Not his most glorious moment, fictionally speaking, but probably one of his more realistic ones.
Stafford’s story in fiction usually ends in 1536, but a couple of times it’s extended further; strangely, on both of these occasions he dies before his time. In Blood Royal he dies in Calais in 1542, and Mary’s death in 1543 is attributed his death having “taken something from her.” In Feather Light, Diamond Bright we’re informed that “William Stafford died six years after Anne was beheaded, and Mary did not marry again.” Considering that both books give the same year for his death, I’m sure there must be a common source from which both authors drew this mistaken information. I don’t know which book this would be, but I’m willing to bet it’s out there, and it certainly wouldn’t be the first time a genealogical mixup caused confusion — witness Elizabeth Howard’s supposed premature decease as described by Agnes Strickland. And while there are quite a few books in which Stafford isn’t mentioned at all, because Mary either isn’t a character or fades out early, special mention should be made of the one in which Stafford’s place is usurped by his own predecessor: The Tudor Sisters (1971). In this one, William Carey serves as an amalgam of both of Mary’s husbands: married off to her for the king’s convenience, but also low-ranking, in love with her, and finally living happily with her in rural obscurity, having unhistorically survived the sweating sickness.

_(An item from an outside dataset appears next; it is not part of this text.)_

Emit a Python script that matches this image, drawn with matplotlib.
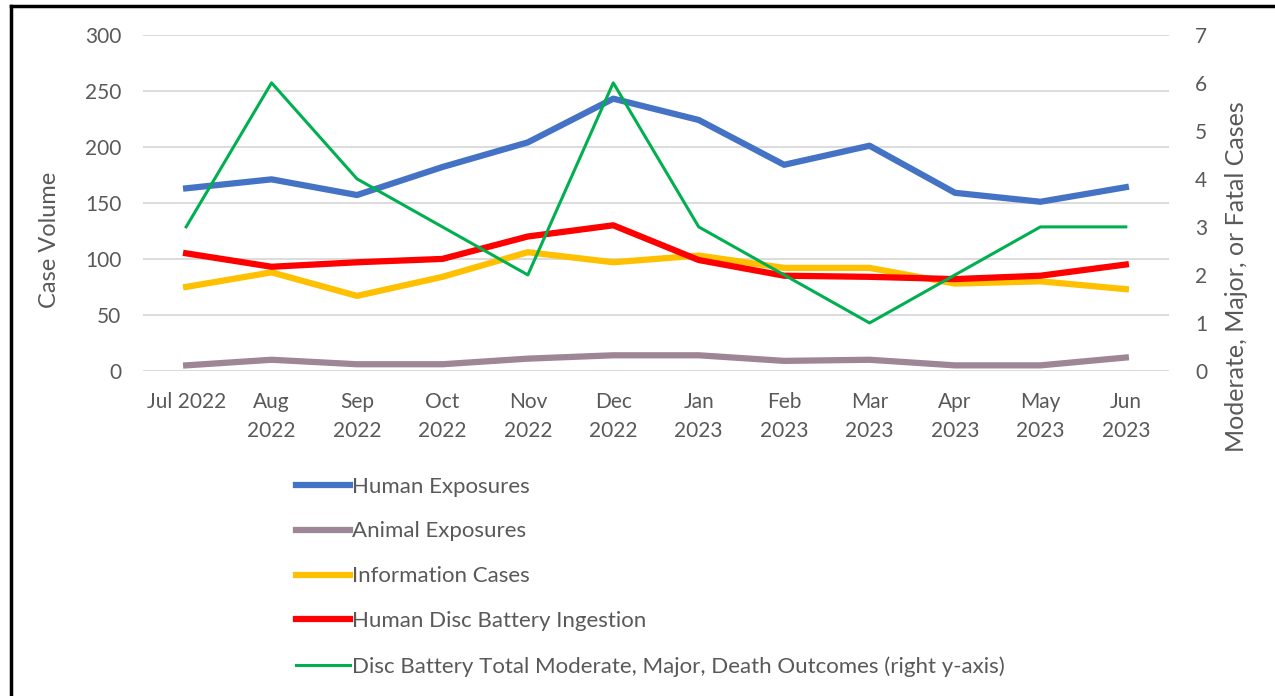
import matplotlib.pyplot as plt
from matplotlib.lines import Line2D

# chart data
months = ['Jul 2022', 'Aug\n2022', 'Sep\n2022', 'Oct\n2022', 'Nov\n2022', 'Dec\n2022',
          'Jan\n2023', 'Feb\n2023', 'Mar\n2023', 'Apr\n2023', 'May\n2023', 'Jun\n2023']
human_exposures = [163, 171, 157, 182, 204, 243, 224, 184, 201, 159, 151, 164]
animal_exposures = [5, 10, 6, 6, 11, 14, 14, 9, 10, 5, 5, 12]
information_cases = [75, 88, 67, 84, 106, 97, 103, 92, 92, 78, 80, 73]
disc_ingestion = [105, 93, 97, 100, 120, 130, 99, 85, 84, 82, 85, 95]
severe_outcomes = [3, 6, 4, 3, 2, 6, 3, 2, 1, 2, 3, 3]

plt.rcParams['font.family'] = ['Lato', 'DejaVu Sans']
text_col = '#595959'

fig = plt.figure(figsize=(12.75, 6.96), dpi=100)
ax = fig.add_axes([0.1125, 0.467, 0.804, 0.483])
ax2 = ax.twinx()

x = list(range(len(months)))
h1, = ax.plot(x, human_exposures, color='#4472C4', lw=4.5, label='Human Exposures')
h2, = ax.plot(x, animal_exposures, color='#9E8696', lw=4.5, label='Animal Exposures')
h3, = ax.plot(x, information_cases, color='#FFC000', lw=4.5, label='Information Cases')
h4, = ax.plot(x, disc_ingestion, color='#FF0000', lw=4.5, label='Human Disc Battery Ingestion')
h5, = ax2.plot(x, severe_outcomes, color='#00B050', lw=2.2,
               label='Disc Battery Total Moderate, Major, Death Outcomes (right y-axis)')

ax.set_xlim(-0.5, 11.5)
ax.set_ylim(0, 300)
ax.set_yticks(range(0, 301, 50))
ax2.set_ylim(0, 7)
ax2.set_yticks(range(0, 8))
ax.grid(axis='y', color='#D9D9D9', lw=1.3)
ax.set_axisbelow(True)

ax.set_xticks(x)
ax.set_xticklabels(months, fontsize=15, color=text_col, linespacing=1.6)
for a in (ax, ax2):
    for s in a.spines.values():
        s.set_visible(False)
    a.tick_params(length=0, labelsize=15, colors=text_col)
ax.tick_params(axis='y', pad=16)
ax.tick_params(axis='x', pad=15)
ax2.tick_params(axis='y', pad=19)

# axis titles placed like the original
fig.text(0.039, 0.655, 'Case Volume', rotation=90, ha='center', va='center',
         fontsize=17, color=text_col)
fig.text(0.970, 0.603, 'Moderate, Major, or Fatal Cases', rotation=90, ha='center', va='center',
         fontsize=18, color=text_col)

fig.legend(handles=[h1, h2, h3, h4, h5], loc='upper left', bbox_to_anchor=(0.225, 0.328),
           frameon=False, fontsize=16, labelcolor=text_col, handlelength=2.45,
           handletextpad=0.08, labelspacing=1.12, borderaxespad=0)

# border on the left and top edges
fig.add_artist(Line2D([0.0086, 0.0086], [0, 0.991], color='black', lw=2.5, transform=fig.transFigure))
fig.add_artist(Line2D([0.0086, 1], [0.991, 0.991], color='black', lw=2.5, transform=fig.transFigure))

fig.savefig('out.png', dpi=100)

William Stafford’s life would not make a bad novel in itself; rather like his sister-in-law, he climbed from obscurity into an estate which few would have imagined he could attain, and if that estate was a bit less glorious when he died, he still had quite a few adventures along the way. He resembles the young Anne in another way when it comes to fiction; his youthful love affair with a person of much higher status is inevitably sincere; much as Anne almost always loves Henry Percy without regard for his status, William Stafford loves Mary Boleyn for herself alone, and not her yellow hair, or even her family influence. It’s just as well for him, since while unlike Anne he manages to marry his beloved, he gets nothing out of it except a bride who has just been cut off without a penny and has no immediate prospects of anything except a baby. For the sake of Mary and their short-lived child, let’s hope that her description of him was as justified in life as it is in fiction.